The myth of the mermaid has been told by the ancient Greeks, Inuit communities, and most famously in children’s fairy tales. Popular culture has also played a key role in perpetuating the allure be it the romantic charm of Disney’s The Little Mermaid or the dark musical fun of Agnieszka Smoczynska’s The Lure, our love of mermaids does not appear to be waning. Ali Weinstein’s Mermaids presents a rather unique perspective to this fascination.
Instead of reveling in the quirkiness of individuals who like to dress up as mermaids, Weinstein’s film ponders the therapeutic nature of such endeavours.

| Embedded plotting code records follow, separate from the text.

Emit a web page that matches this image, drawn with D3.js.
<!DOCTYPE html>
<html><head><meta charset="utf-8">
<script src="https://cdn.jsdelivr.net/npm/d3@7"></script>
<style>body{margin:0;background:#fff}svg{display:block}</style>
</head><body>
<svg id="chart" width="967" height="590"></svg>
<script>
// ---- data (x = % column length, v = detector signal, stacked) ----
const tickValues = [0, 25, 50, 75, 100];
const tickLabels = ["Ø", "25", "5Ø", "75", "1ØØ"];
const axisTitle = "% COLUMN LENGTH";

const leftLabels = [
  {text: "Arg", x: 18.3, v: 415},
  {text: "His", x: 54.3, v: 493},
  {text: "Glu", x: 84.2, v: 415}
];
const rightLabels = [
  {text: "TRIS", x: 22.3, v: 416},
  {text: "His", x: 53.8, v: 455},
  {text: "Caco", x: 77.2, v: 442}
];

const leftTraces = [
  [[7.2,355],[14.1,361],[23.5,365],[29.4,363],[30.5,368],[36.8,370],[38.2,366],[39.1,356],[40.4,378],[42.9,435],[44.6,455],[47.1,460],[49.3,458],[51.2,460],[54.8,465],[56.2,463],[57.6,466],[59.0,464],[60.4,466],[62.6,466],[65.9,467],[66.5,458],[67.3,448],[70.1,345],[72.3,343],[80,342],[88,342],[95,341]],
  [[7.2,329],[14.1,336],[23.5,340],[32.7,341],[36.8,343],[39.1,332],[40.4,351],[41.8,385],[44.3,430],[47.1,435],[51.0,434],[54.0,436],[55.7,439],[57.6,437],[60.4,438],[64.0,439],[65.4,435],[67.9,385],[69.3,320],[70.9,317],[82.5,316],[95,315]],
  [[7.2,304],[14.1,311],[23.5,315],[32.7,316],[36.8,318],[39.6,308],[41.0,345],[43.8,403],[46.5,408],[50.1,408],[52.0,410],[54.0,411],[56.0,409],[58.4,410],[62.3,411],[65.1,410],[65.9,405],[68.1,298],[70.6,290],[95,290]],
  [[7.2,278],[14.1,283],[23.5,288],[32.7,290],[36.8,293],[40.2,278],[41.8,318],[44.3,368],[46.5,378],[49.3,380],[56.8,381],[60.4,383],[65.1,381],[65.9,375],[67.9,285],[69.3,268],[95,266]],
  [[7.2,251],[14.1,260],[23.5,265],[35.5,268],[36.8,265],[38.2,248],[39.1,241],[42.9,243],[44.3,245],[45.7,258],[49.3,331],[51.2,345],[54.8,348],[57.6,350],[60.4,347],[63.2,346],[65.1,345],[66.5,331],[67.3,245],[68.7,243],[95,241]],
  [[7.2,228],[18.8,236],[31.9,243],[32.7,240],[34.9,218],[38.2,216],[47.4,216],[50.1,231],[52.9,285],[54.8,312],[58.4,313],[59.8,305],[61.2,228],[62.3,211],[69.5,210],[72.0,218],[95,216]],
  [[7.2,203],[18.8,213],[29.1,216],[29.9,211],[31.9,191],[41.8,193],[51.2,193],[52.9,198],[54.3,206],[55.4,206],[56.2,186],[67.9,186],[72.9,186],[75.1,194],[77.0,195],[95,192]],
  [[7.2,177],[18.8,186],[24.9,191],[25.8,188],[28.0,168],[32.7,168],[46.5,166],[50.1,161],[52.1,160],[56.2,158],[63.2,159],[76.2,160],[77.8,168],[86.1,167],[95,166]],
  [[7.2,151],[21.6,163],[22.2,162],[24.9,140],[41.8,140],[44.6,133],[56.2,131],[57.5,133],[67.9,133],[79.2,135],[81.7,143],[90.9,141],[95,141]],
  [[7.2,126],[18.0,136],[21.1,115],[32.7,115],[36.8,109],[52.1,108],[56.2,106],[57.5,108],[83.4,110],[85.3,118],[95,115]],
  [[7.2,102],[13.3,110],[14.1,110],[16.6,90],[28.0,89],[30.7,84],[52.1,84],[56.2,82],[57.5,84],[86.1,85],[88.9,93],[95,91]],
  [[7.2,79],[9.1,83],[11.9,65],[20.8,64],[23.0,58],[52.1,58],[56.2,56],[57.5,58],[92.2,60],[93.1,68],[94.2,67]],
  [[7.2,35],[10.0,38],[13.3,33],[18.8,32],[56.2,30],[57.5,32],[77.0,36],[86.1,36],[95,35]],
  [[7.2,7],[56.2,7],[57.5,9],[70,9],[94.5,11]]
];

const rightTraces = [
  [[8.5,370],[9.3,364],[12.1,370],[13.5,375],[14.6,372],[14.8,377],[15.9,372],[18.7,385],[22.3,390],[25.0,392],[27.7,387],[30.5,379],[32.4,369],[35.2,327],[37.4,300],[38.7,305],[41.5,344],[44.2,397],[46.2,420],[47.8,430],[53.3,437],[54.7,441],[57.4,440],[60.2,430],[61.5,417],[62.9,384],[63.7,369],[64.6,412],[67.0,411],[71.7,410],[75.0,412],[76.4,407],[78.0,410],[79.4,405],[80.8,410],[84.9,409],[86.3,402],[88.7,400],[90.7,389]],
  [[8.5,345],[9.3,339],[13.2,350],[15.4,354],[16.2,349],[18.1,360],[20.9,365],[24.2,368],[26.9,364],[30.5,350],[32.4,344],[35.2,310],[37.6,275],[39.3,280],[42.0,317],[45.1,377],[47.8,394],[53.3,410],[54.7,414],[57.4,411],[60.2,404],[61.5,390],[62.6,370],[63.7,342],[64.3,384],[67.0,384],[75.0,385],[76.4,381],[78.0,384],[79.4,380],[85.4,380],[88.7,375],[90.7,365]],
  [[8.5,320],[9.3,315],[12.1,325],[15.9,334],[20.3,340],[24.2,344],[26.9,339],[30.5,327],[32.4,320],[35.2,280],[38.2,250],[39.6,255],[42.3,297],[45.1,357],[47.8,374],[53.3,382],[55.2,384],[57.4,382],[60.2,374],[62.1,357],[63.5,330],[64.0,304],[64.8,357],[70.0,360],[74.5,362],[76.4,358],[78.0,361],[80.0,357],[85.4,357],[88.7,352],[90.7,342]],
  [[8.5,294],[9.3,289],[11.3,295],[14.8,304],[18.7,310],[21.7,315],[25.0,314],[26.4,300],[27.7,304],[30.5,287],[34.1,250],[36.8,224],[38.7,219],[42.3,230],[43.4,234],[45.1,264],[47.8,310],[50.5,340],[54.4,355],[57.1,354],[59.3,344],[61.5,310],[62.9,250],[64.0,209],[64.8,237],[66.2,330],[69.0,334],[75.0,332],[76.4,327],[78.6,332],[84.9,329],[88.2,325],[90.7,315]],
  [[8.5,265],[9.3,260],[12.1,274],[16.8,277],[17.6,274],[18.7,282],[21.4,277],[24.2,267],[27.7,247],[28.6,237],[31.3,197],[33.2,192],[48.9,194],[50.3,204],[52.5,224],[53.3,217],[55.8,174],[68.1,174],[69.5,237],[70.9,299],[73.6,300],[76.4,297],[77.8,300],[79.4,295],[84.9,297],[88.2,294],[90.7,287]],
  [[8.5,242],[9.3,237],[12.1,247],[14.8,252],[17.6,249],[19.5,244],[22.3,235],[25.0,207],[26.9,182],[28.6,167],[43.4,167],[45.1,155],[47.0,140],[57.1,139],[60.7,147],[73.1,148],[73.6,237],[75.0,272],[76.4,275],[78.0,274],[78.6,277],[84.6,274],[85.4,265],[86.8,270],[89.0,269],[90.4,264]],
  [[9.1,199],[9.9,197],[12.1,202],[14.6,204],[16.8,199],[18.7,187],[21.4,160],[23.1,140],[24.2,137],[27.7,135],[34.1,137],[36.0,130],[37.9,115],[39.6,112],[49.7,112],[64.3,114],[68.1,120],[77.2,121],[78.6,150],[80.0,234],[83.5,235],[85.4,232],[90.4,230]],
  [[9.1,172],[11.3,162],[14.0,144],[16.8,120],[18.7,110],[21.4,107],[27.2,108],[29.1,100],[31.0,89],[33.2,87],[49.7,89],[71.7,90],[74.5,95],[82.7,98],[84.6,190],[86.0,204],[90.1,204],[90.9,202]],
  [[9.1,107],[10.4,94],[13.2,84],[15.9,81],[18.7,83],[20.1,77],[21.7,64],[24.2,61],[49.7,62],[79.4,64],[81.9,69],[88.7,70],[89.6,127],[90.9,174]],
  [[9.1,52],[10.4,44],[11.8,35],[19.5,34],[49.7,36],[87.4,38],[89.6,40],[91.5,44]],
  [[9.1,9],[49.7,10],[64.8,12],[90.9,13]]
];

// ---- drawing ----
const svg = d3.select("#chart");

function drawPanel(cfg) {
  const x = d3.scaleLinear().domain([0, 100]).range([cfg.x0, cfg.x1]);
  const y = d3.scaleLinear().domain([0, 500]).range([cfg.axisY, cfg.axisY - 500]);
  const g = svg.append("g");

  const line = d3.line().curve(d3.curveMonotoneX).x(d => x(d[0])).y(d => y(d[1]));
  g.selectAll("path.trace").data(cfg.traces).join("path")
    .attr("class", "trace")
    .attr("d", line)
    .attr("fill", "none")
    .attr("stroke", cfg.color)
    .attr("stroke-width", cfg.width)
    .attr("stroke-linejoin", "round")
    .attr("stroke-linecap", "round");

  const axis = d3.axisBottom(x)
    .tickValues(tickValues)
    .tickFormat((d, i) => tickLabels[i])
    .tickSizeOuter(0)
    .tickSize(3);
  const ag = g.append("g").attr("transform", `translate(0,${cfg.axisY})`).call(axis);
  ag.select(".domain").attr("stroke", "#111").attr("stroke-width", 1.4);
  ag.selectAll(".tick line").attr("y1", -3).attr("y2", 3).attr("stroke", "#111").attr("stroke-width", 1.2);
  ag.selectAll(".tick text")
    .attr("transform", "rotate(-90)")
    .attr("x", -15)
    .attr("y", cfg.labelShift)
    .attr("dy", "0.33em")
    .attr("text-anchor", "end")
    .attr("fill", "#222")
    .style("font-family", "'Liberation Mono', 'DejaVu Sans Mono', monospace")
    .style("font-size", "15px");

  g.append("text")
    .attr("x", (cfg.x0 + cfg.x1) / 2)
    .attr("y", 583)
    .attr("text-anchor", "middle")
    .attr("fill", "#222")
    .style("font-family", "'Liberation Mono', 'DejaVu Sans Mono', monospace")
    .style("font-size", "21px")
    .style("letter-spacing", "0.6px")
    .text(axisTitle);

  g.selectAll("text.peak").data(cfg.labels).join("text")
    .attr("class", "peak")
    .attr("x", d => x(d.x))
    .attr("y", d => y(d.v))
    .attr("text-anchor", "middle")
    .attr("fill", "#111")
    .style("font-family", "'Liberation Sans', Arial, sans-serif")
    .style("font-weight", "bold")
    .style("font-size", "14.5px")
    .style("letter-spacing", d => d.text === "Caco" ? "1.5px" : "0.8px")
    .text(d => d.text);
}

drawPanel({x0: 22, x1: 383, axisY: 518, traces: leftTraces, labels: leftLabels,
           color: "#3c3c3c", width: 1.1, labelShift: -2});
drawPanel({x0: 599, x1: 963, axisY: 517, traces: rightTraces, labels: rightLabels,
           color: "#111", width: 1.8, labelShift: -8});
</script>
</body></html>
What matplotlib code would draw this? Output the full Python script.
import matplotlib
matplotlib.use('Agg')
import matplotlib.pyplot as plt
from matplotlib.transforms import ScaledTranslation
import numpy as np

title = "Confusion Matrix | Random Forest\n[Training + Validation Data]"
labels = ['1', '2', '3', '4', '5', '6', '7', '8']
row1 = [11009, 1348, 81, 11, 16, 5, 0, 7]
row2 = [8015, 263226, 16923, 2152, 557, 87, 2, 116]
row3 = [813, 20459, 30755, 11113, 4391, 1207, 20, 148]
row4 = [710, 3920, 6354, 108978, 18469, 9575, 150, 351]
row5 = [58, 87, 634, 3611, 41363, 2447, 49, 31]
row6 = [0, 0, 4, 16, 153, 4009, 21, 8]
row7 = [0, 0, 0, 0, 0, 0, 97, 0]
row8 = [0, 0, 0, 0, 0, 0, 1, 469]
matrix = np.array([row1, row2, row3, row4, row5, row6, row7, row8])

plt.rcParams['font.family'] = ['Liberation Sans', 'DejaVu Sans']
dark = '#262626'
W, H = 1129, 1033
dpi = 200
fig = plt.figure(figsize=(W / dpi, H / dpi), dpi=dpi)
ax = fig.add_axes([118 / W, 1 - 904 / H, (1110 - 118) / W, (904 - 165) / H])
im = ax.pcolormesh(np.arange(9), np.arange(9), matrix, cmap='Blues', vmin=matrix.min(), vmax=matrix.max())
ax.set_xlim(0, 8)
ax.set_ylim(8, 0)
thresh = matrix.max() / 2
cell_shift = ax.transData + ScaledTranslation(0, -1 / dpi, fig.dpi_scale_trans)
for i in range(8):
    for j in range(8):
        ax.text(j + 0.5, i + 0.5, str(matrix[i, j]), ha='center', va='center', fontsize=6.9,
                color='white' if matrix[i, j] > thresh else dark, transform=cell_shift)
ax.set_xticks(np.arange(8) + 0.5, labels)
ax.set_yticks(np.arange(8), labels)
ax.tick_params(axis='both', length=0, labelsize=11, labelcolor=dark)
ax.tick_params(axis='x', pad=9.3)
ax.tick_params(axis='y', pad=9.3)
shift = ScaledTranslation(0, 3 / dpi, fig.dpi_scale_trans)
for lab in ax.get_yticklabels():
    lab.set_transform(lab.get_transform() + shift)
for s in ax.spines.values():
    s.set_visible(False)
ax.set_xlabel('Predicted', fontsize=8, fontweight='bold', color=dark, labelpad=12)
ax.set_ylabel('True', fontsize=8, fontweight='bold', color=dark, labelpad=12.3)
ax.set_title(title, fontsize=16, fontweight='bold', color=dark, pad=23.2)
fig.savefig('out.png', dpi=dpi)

As if putting on a new skin, many of the people she interviews, who live out their fantasies by adorning decorative fins, use mermaids as a coping mechanism to deal with many of the hardships life has thrown at them.
While the film touches on the commerce aspect of mermaid fandom, including the long running Weeki Wachee mermaid show and the mermaid themed Dive Bar, it is the personalities that keep this film swimming in the right direction. In Mermaids, Weinstein talks to numerous individuals such as Laurie and Rachel, mother and daughter duo who find a new bond over their shared mermaid interest; Julz, a transgendered woman whose love of mermaids helped her deal with issues related to growing up in the bible belt; and Ralph and Cookie, a couple whose 30-year relationship has lasted thanks in part to Cookie’s ability to channel the pain of childhood abuse into an empowering mermaid persona.
Featuring underwater cinematography that is both gorgeous and meditative, Mermaids is an empowering and hypnotic look at the healing power of the imagination and the sense of community it can provide. It is a film worth diving into.